◆ **Directions**: Please give back word for word the lines below, from the first one through the one with "pw, ph = PR - L, PB - T".

Records with drawing code:
· · ·

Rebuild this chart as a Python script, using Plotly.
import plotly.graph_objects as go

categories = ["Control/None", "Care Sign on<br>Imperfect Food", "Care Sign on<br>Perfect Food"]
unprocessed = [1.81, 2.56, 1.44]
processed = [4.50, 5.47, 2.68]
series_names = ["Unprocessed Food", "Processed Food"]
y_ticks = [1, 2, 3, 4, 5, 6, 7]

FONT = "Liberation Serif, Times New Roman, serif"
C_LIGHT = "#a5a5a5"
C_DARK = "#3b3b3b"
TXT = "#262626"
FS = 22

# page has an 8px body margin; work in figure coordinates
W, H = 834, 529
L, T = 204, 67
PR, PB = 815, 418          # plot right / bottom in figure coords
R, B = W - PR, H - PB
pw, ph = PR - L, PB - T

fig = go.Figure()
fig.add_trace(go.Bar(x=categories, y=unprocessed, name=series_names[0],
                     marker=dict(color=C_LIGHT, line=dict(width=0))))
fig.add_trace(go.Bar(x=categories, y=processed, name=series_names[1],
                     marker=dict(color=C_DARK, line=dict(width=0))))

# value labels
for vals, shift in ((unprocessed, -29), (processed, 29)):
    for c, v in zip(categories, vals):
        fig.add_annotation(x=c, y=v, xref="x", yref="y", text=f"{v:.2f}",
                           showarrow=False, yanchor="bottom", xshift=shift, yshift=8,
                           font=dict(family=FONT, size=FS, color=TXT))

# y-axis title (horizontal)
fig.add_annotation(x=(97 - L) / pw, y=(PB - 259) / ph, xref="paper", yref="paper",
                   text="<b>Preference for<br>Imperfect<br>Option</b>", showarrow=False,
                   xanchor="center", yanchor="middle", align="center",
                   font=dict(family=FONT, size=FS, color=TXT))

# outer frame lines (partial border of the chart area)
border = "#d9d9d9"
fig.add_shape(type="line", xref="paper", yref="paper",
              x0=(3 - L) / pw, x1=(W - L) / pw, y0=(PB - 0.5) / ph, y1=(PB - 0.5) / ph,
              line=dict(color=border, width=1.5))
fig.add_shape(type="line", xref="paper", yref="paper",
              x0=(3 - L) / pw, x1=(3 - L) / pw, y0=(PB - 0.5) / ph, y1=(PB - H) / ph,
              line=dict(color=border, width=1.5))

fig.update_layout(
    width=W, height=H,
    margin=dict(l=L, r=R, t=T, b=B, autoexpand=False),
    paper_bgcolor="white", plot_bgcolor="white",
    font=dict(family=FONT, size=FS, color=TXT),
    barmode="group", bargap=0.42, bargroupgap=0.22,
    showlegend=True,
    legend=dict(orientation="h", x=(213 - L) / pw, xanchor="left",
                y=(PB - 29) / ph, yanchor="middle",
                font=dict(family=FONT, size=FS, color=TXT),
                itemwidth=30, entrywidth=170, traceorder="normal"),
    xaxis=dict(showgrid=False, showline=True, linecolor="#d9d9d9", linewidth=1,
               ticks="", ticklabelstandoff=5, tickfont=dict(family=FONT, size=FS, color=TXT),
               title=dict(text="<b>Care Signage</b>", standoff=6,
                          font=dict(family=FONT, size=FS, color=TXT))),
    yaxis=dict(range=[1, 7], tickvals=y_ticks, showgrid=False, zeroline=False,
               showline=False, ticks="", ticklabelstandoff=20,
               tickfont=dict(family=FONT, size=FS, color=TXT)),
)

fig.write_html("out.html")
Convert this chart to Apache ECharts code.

· · ·

◆ **Answer**:
Rebuild this chart as a Python script, using Plotly.
import plotly.graph_objects as go

categories = ["Control/None", "Care Sign on<br>Imperfect Food", "Care Sign on<br>Perfect Food"]
unprocessed = [1.81, 2.56, 1.44]
processed = [4.50, 5.47, 2.68]
series_names = ["Unprocessed Food", "Processed Food"]
y_ticks = [1, 2, 3, 4, 5, 6, 7]

FONT = "Liberation Serif, Times New Roman, serif"
C_LIGHT = "#a5a5a5"
C_DARK = "#3b3b3b"
TXT = "#262626"
FS = 22

# page has an 8px body margin; work in figure coordinates
W, H = 834, 529
L, T = 204, 67
PR, PB = 815, 418          # plot right / bottom in figure coords
R, B = W - PR, H - PB
pw, ph = PR - L, PB - T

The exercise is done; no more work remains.